Потом проблемы стали серьезнее. Например, про меня начали распространять дурные слухи: мол, у меня была связь с девушкой, она забеременела, а я заставил ее сделать аборт. Перенести клевету было невероятно тяжело, я чувствовал себя так, будто с меня живьем сдирают кожу. Обо мне рассказывали много неправды, но что самое ужасное, это делали христиане!
Но, видимо, мне необходимо было усвоить урок смирения.
Мой старый мудрый друг Урсула очень четко дала это понять в тот день, когда я рассказал о группе шумных и любящих посплетничать христиан, которые славно поели, а затем ушли, не убрав за собой.
— Клаус, — сказала она, — многие люди приходят в церковь, чтобы просто пообщаться. Это не приносит духовной пользы. Но, с другой стороны, тебе предоставляется возможность послужить им, скажем, помыв посуду. Они, может, ничего не привнесли доброго, но они предоставили тебе шанс сделать что-то полезное. В конце концов, нас будут судить по тому, проявили ли мы любовь и внимание к ближним, а не по количеству выученных наизусть отрывков из Писания.
Долго Господь водил меня за руку по своим владениям, давая возможность увидеть отблески Царства. Мне оставалось лишь одно: желать, чтобы это длилось вечно и чтобы Он всегда был рядом. Но в какой-то момент стало понятно: Клаусу пора учиться самостоятельно ходить. Он должен служить другим, вместо того чтобы ждать от них восхищения его замечательными способностями.
Очень болезненными были мои столкновения с «католической полицией». Я сам дал такое прозвище людям, которые следили за «чистотой веры» во время больших христианских форумов, например, в Паре-ле-Мониаль, Лизо или Арсе. Для них суть веры явно стояла на втором месте, а на первом было соблюдение ритуалов и внешние приличия. С этими приверженцами формальностей я мог общаться лишь на поверхностном уровне — более глубокий диалог казался сродни беседе с роботами.
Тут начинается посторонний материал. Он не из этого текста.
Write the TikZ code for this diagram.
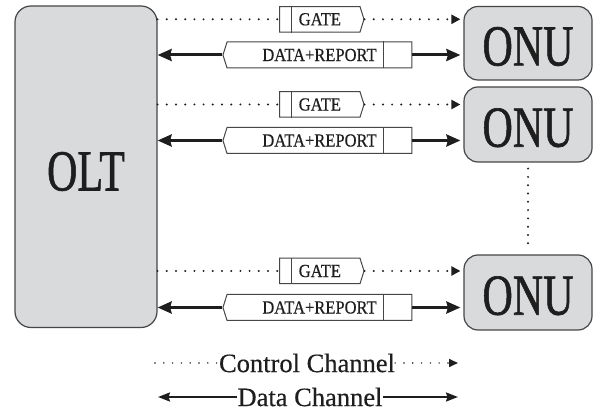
\documentclass[tikz,border=0pt]{standalone}
\usepackage{fontspec}
\setmainfont{Liberation Serif}
\newfontfamily\tnr[FakeBold=0.4]{Liberation Serif}
\newfontfamily\tnrbig[FakeBold=1.2]{Liberation Serif}
\usepackage{graphicx}
\usetikzlibrary{arrows.meta,shapes.symbols}
\definecolor{boxfill}{RGB}{217,218,220}
\definecolor{boxline}{RGB}{70,70,70}
\definecolor{ink}{RGB}{30,30,30}
\begin{document}
\begin{tikzpicture}[x=1pt,y=-1pt,
 big/.style={draw=boxline,fill=boxfill,line width=1.2pt,rounded corners=14pt,inner sep=0pt},
 bigtext/.style={text=ink,font=\tnrbig\fontsize{42}{42}\selectfont,inner sep=0pt},
 pkt/.style={draw=boxline,line width=1pt,fill=white,shape=signal,signal pointer angle=145,inner sep=0pt,minimum height=25.5pt,text=ink,font=\tnr\fontsize{16.5}{16.5}\selectfont},
 pktline/.style={draw=boxline,line width=1pt},
 ctrl/.style={line width=2.2pt,dash pattern=on 0pt off 9.2pt,line cap=round,draw=ink},
 ctrlarr/.style={ctrl,-{Triangle[length=9pt,width=9pt]}},
 dat/.style={line width=3pt,draw=ink,-{Stealth[length=14pt,width=12pt,inset=1.5pt]}},
 vdots/.style={line width=2.2pt,dash pattern=on 0pt off 8.3pt,line cap=round,draw=ink},
 legtext/.style={text=ink,font=\tnr\fontsize{26.5}{26.5}\selectfont,inner sep=0pt},
 legdots/.style={line width=1.6pt,dash pattern=on 0pt off 8.8pt,line cap=round,draw=ink},
 legline/.style={line width=2pt,draw=ink,-{Stealth[length=12pt,width=9pt,inset=1.5pt]}},
]
\useasboundingbox (0,0) rectangle (595,411);
\fill[white] (0,0) rectangle (595,411);

% main boxes
\node[big,rounded corners=16pt,minimum width=142pt,minimum height=321.5pt,
  label={[bigtext,yshift=-4.75pt]center:\scalebox{1}[1.38]{OLT}}] (olt) at (86,166.75) {};
\node[big,minimum width=128pt,minimum height=73.5pt,
  label={[bigtext,yshift=-3.25pt]center:\scalebox{1}[1.38]{ONU}}] (onu1) at (528,43.25) {};
\node[big,minimum width=128pt,minimum height=75pt,
  label={[bigtext,yshift=-3.25pt]center:\scalebox{1}[1.38]{ONU}}] (onu2) at (528,124.5) {};
\node[big,minimum width=128pt,minimum height=75pt,
  label={[bigtext,yshift=-3.25pt]center:\scalebox{1}[1.38]{ONU}}] (onu3) at (528,292.5) {};

\draw[vdots] ([yshift=-6pt]onu2.south) -- ([yshift=8pt]onu3.north);

% packets
\foreach \i/\gy/\dy in {1/19.3/55, 2/104.5/140.5, 3/271/307.5}{
  \node[pkt,signal to=east,minimum width=84.3pt] (g\i) at (319.85,\gy) {\scalebox{1}[1.12]{GATE}};
  \draw[pktline] ([xshift=12.3pt]g\i.west |- g\i.north) -- ([xshift=12.3pt]g\i.west |- g\i.south);
  \node[pkt,signal to=west,minimum width=189pt,minimum height=26pt] (d\i) at (319.5,\dy) {\scalebox{1}[1.12]{DATA+REPORT}};
  \draw[pktline] ([xshift=-29pt]d\i.east |- d\i.north) -- ([xshift=-29pt]d\i.east |- d\i.south);
  \draw[ctrl] (olt.east |- g\i) -- (g\i.west);
  \draw[ctrlarr,shorten >=3pt] (g\i.east) -- (onu\i.west |- g\i);
  \draw[dat] (d\i.west) -- (olt.east |- d\i);
  \draw[dat,shorten >=3pt] (d\i.east) -- (onu\i.west |- d\i);
}

% legend
\node[legtext] (cc) at (307,363) {Control Channel};
\node[legtext] (dc) at (310,397) {Data Channel};
\coordinate (cl) at (155,363);
\coordinate (cr) at (458,363);
\coordinate (dl) at (158,397);
\coordinate (dr) at (458,397);
\draw[legdots] (cl) -- (cc.west);
\draw[legdots,-{Triangle[length=9pt,width=8pt]}] (cc.east) -- (cr);
\draw[legline] (dc.west) -- (dl);
\draw[legline] (dc.east) -- (dr);
\end{tikzpicture}
\end{document}
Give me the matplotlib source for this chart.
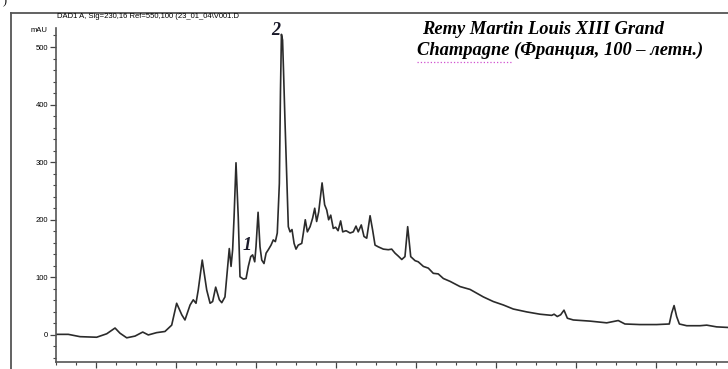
import numpy as np
import matplotlib
matplotlib.use('Agg')
import matplotlib.pyplot as plt
from matplotlib.lines import Line2D

# retention time (min) and absorbance (mAU)
t_min = [2.5, 3.27, 4.0, 5.04, 5.67, 6.19, 6.5, 6.92, 7.44, 7.92, 8.27, 8.79, 9.31, 9.73,
         10.04, 10.36, 10.56, 10.88, 11.08, 11.25, 11.39, 11.64, 11.92, 12.13, 12.29, 12.48,
         12.71, 12.86, 13.06, 13.23, 13.33, 13.44, 13.54, 13.63, 13.75, 13.89, 14.0, 14.21,
         14.38, 14.52, 14.67, 14.79, 14.92, 15.0, 15.13, 15.25, 15.36, 15.5, 15.63, 15.77,
         15.94, 16.08, 16.21, 16.33, 16.46, 16.53, 16.59, 16.66, 16.72, 16.81, 16.98, 17.02,
         17.13, 17.25, 17.38, 17.5, 17.64, 17.86, 17.96, 18.08, 18.21, 18.38, 18.54, 18.67,
         18.79, 18.92, 19.13, 19.29, 19.42, 19.54, 19.67, 19.83, 19.98, 20.13, 20.29, 20.42,
         20.63, 20.88, 21.08, 21.25, 21.39, 21.58, 21.75, 21.92, 22.13, 22.29, 22.44, 22.64,
         22.96, 23.27, 23.48, 23.69, 23.89, 24.11, 24.31, 24.48, 24.67, 24.94, 25.14, 25.46,
         25.77, 26.08, 26.39, 26.71, 27.13, 27.75, 28.38, 29.21, 29.83, 30.46, 31.08, 31.92,
         32.75, 33.48, 33.63, 33.83, 34.04, 34.25, 34.46, 34.83, 35.88, 36.92, 37.64, 38.06,
         39.0, 40.04, 40.83, 40.98, 41.13, 41.29, 41.46, 41.92, 42.75, 43.17, 43.79, 44.5]
mau = [1, 1, -3, -4, 2, 12, 3, -5, -2, 5, 0, 4, 6, 17,
       55, 35, 26, 52, 61, 55, 78, 130, 78, 55, 58, 83,
       61, 56, 66, 119, 150, 119, 148, 205, 299, 205, 101, 97,
       98, 119, 136, 139, 127, 153, 213, 153, 130, 124, 142, 148,
       156, 165, 162, 177, 263, 424, 522, 512, 459, 373, 223, 188,
       179, 183, 159, 149, 156, 159, 177, 200, 179, 188, 203, 220,
       197, 214, 264, 226, 217, 200, 208, 185, 187, 181, 198, 179,
       181, 177, 179, 189, 179, 191, 171, 168, 207, 182, 156, 153,
       149, 148, 149, 142, 137, 131, 136, 188, 136, 129, 127, 119,
       116, 107, 106, 98, 93, 84, 79, 66, 58, 52, 45, 40,
       36, 34, 36, 32, 35, 43, 29, 26, 24, 21, 25, 19,
       18, 18, 19, 38, 51, 32, 19, 16, 16, 17, 14, 13]

x_ticks = [5, 10, 15, 20, 25, 30, 35, 40]
y_ticks = [0, 100, 200, 300, 400, 500]

W, H = 728, 369
fig = plt.figure(figsize=(W / 100, H / 100), dpi=100)
ax = fig.add_axes([56 / W, 7 / H, 672 / W, 334 / H])

ax.plot(t_min, mau, color='#2b2b2b', lw=1.2)
ax.set_xlim(2.5, 44.5)
ax.set_ylim(-47, 533)

for s in ['top', 'right']:
    ax.spines[s].set_visible(False)
for s in ['left', 'bottom']:
    ax.spines[s].set_color('#555555')
    ax.spines[s].set_linewidth(1.2)

ax.set_xticks(x_ticks)
ax.set_xticks(np.arange(2.5, 45, 1.25), minor=True)
ax.set_yticks(y_ticks)
ax.set_yticks(np.arange(-40, 533, 20), minor=True)
ax.set_yticklabels([str(v) for v in y_ticks], fontsize=5.5, family='Liberation Sans')
ax.set_xticklabels([str(v) for v in x_ticks], fontsize=6, family='Liberation Sans')
ax.tick_params(which='major', length=4, width=0.9, color='#444444', pad=1.5)
ax.tick_params(which='minor', length=2.5, width=0.8, color='#444444')
ax.tick_params(axis='x', pad=1)

# peak labels
ax.text(16.25, 529, '2', fontsize=13, fontweight='bold', fontstyle='italic',
        family='Liberation Serif', color='#1a1a2a', ha='center', va='center', clip_on=False)
ax.text(14.44, 155, '1', fontsize=13, fontweight='bold', fontstyle='italic',
        family='Liberation Serif', color='#1a1a2a', ha='center', va='center')


def fx(px):
    return px / W


def fy(py):
    return 1 - py / H


# outer frame of the printout
fig.add_artist(Line2D([fx(11), fx(11)], [fy(13), fy(369)], color='#555555', lw=1.3))
fig.add_artist(Line2D([fx(11), fx(728)], [fy(13), fy(13)], color='#555555', lw=1.3))

fig.text(fx(57), fy(17), 'DAD1 A, Sig=230,16 Ref=550,100 (23_01_04\\V001.D',
         fontsize=5.5, family='Liberation Sans', va='center', ha='left')
fig.text(fx(47), fy(31), 'mAU', fontsize=5.5, family='Liberation Sans', va='center', ha='right')
fig.text(fx(3), fy(1), ')', fontsize=9, family='Liberation Serif', va='center', ha='left')

fig.text(fx(422), fy(30), 'Remy Martin Louis XIII Grand', fontsize=13.3, fontweight='bold',
         fontstyle='italic', family='Liberation Serif', va='center', ha='left')
fig.text(fx(417), fy(50), 'Champagne (Франция, 100 – летн.)', fontsize=13.3, fontweight='bold',
         fontstyle='italic', family='Liberation Serif', va='center', ha='left')
fig.add_artist(Line2D([fx(417), fx(512)], [fy(62), fy(62)], color='#d050d0', lw=0.9, ls=':'))

fig.savefig('out.png', dpi=100)
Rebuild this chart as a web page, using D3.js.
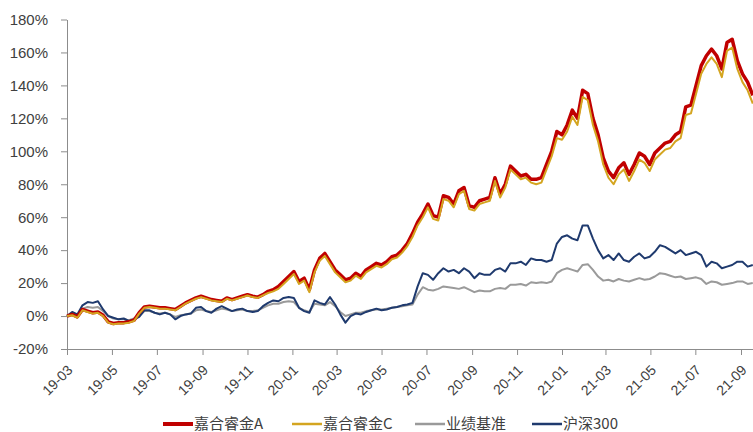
<!DOCTYPE html>
<html lang="zh">
<head>
<meta charset="utf-8"/>
<script src="https://d3js.org/d3.v7.min.js"></script>
<style>
  body { margin: 0; background: #fff; }
  svg { display: block; font-family: "Noto Sans CJK SC", "Noto Sans", sans-serif; }
</style>
</head>
<body>
<div id="chart"></div>
<script>
// weekly observations starting 2019-03-01, cumulative return in %
var startDate = "2019-03-01";

var fundA = [0,1,-0.5,4,3,2,2.5,0.5,-3.5,-4.5,
  -4,-4,-3.5,-2.5,2,5.5,6,5.5,5,5,
  4.5,4,6,8,9.5,11,12,11,10,9.5,
  9,11,10,11,12,13,12,11.5,13,15,
  16,18,21,24,27,21,23,16,28,35,
  38,33,28,25,22,23,26,24,28,30,
  32,31,33,36,37,40,44,50,57,62,
  68,61,60,73,72,68,76,78,67,66,
  70,71,72,84,74,80,91,88,85,86,
  83,83,84,92,100,112,110,116,125,120,
  137,135,120,110,96,88,84,90,93,86,
  92,99,97,92,99,102,105,106,110,112,
  127,128,140,152,158,162,158,150,166,168,
  155,147,142,134];

var fundC = [0,0.5,-1,3.5,2.5,1.5,2,0,-4,-5,
  -4.5,-4.5,-4,-3,1.5,5,5.5,5,4.5,4.5,
  4,3.5,5.5,7.5,9,10.5,11.5,10.5,9.5,9,
  8.5,10.5,9.5,10.5,11.5,12.5,11.5,11,12.5,14,
  15,16.5,19.5,22.5,25.5,19.5,21.5,14.5,26.5,33.5,
  36.5,31.5,26.5,23.5,20.5,21.5,24.5,22.5,26.5,28.5,
  30.5,29.5,31.5,34.5,35.5,38.5,42.5,48,55,60,
  66,59,58,71,70,66,74,76,65,64,
  68,69,70,82,72,78,89,86,83,84,
  81,80,81,89,97,108,107,112,121,116,
  133,131,116,106,92,84,80,86,89,82,
  88,95,93,88,95,98,101,102,106,108,
  122,123,135,147,153,157,153,145,161,163,
  150,142,137,129];

var benchmark = [0,1.5,0.5,4.5,5.5,5,5.5,3,0,-1.5,
  -2,-2,-2.5,-1.5,0,3,3,2,1.5,2,
  1,-0.5,0.5,1,1.5,3.5,4,3,2.5,3.5,
  4.5,4,3,3.5,4,3,3,3.5,5,6.5,
  7.5,7.5,8.5,9,8.5,5,3.5,2.5,7.5,7,
  6.5,8.5,6,2.5,0,1,2,2,3,3.5,
  4,4,4.5,5,5.5,6,6.5,7,13,17.5,
  16,15.5,16.5,18,17.5,17,16.5,17.5,16,14.5,
  15.5,15,15,16.5,17,16.5,19,19,19.5,18.5,
  20.5,20,20.5,20,21,26,28,29,28,27,
  31,31.5,28,24,21.5,22,21,22.5,21.5,21,
  22,23,22,22.5,24,26,25.5,24.5,23.5,24,
  22.5,23,23.5,22.5,19.5,21,20.5,19,19.5,20,
  21,21,19.5,20];

var hs300 = [0,2.5,1,6.5,8.5,8,9,4,0,-1,
  -2,-1.5,-3,-2,-0.5,3.5,3.5,2,1,2,
  1,-2,0,1,1.5,5,5.5,3,2,4.5,
  6,4.5,3,4,4.5,3,2.5,3,6,8,
  9.5,9,11,11.5,11,5,3,2,9.5,8,
  7,11.5,7,1,-4,0,1.5,1,2.5,3.5,
  4.5,3.5,4,5,5.5,6.5,7,8,18,26,
  25,22,26,29,27,28,26,29,27,23,
  26,25,25,28,29,27,32,32,33,31,
  35,34,34,33,34,44,48,49,47,46,
  55,55,47,40,35,37,34,38,34,33,
  36,38,35,36,39,43,42,40,38,40,
  37,38,39,37,30,33,32,29,30,31,
  33,33,30,31];

var yTicks = [-20,0,20,40,60,80,100,120,140,160,180];
var xTickLabels = ["19-03","19-05","19-07","19-09","19-11","20-01","20-03","20-05",
  "20-07","20-09","20-11","21-01","21-03","21-05","21-07","21-09"];

var seriesNames = ["嘉合睿金A","嘉合睿金C","业绩基准","沪深300"];
var seriesColors = ["#c00000","#d4a520","#9a9a9a","#1f3a6e"];
var seriesWidths = [3.5,2,2,2];

var parseTick = d3.timeParse("%y-%m");
var start = d3.timeParse("%Y-%m-%d")(startDate);
var dates = fundA.map(function (d, i) { return d3.timeDay.offset(start, 7 * i); });

var width = 753, height = 432;
var svg = d3.select("#chart").append("svg")
  .attr("width", width).attr("height", height);

var x = d3.scaleTime()
  .domain([parseTick(xTickLabels[0]), parseTick(xTickLabels[xTickLabels.length - 1])])
  .range([67, 741]);
var y = d3.scaleLinear().domain([-20, 180]).range([349, 19.5]);

// y axis
var yAxis = svg.append("g").attr("transform", "translate(67,0)")
  .call(d3.axisLeft(y).tickValues(yTicks).tickSize(6).tickSizeOuter(0)
    .tickFormat(function (d) { return d + "%"; }));
yAxis.select(".domain").attr("stroke", "#8c8c8c");
yAxis.selectAll(".tick line").attr("stroke", "#8c8c8c");
yAxis.selectAll(".tick text").attr("x", -19).attr("fill", "#404040")
  .style("font-size", "15px").style("font-family", "inherit");

// x axis at the -20% level
var xAxis = svg.append("g").attr("transform", "translate(0," + y(-20) + ")")
  .call(d3.axisBottom(x).tickValues(xTickLabels.map(parseTick)).tickSize(6).tickSizeOuter(0)
    .tickFormat(d3.timeFormat("%y-%m")));
xAxis.select(".domain").attr("d", "M67,0.5H753").attr("stroke", "#8c8c8c");
xAxis.selectAll(".tick line").attr("stroke", "#8c8c8c");
xAxis.selectAll(".tick text")
  .attr("fill", "#404040")
  .style("font-size", "14px").style("font-family", "inherit")
  .attr("text-anchor", "end")
  .attr("dy", null)
  .attr("y", 0)
  .attr("transform", "translate(6,22) rotate(-45)");

// lines, drawn benchmark first so the funds sit on top
var series = [fundA, fundC, benchmark, hs300];
var order = [2, 3, 0, 1];
var line = d3.line()
  .x(function (d, i) { return x(dates[i]); })
  .y(function (d) { return y(d); });

order.forEach(function (s) {
  svg.append("path")
    .datum(series[s])
    .attr("fill", "none")
    .attr("stroke", seriesColors[s])
    .attr("stroke-width", seriesWidths[s])
    .attr("stroke-linejoin", "round")
    .attr("d", line);
});

// legend
var legendX = [163, 292, 415, 532];
var legend = svg.append("g").attr("transform", "translate(0,424)");
seriesNames.forEach(function (name, i) {
  legend.append("line")
    .attr("x1", legendX[i]).attr("x2", legendX[i] + 30)
    .attr("y1", 0).attr("y2", 0)
    .attr("stroke", seriesColors[i]).attr("stroke-width", i === 0 ? 4 : 2.5);
  legend.append("text")
    .attr("x", legendX[i] + 31).attr("y", 5)
    .attr("fill", "#404040").style("font-size", "15px")
    .text(name);
});
</script>
</body>
</html>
Часто во время различных встреч эти «правильные» организаторы невероятно много суетились и проявляли мелочность. Однажды во время конференции я должен был навестить моих добрых друзей цыган: у меня завязалась дружба с одним семейством — Мадуном, Ниной и их детьми. Они меня принимали, как родного сына! Да и почти все обитатели табора знали меня лично — я не раз играл на гитаре и пел в их кибитках. И что же? Блюстители правил даже не подпустили меня к тому сектору кампуса, где жили цыгане, под странным предлогом — мол, я сам не цыган. И это при том, что днем ранее мы вместе с одним из организаторов конференции ходили к обитателям того сектора. Еще одной неприятной особенностью католических ре-коллекций казалась мне всеобщая тяга к хоровому пению. Хормейстер заставлял нас бесконечно репетировать. А во время выступления он сам солировал и пел в микрофон так громко, что хора было практически не слышно. Кроме того, начиная свое «соло», он не трудился хоть как-то предупреждать, какую песню мы будем сейчас петь. Это озадачивало и музыкантов, которые не могли вовремя вступить, и пауза затягивалась. Раз десять хористы просили его хоть как-то кооперироваться с оркестром, однако по непонятной для меня причине он так и остался глух к этим просьбам. Если мне удавалось улучить несколько мгновений, чтобы побыть одному, «шпионы-католики» тут же возникали рядом и куда-то меня зазывали, а иногда почти насильно волокли на какую-нибудь встречу. Во всем этом было больше доминирования, чем служения, больше глупости, чем любви. К счастью, я находил убежище у Бога.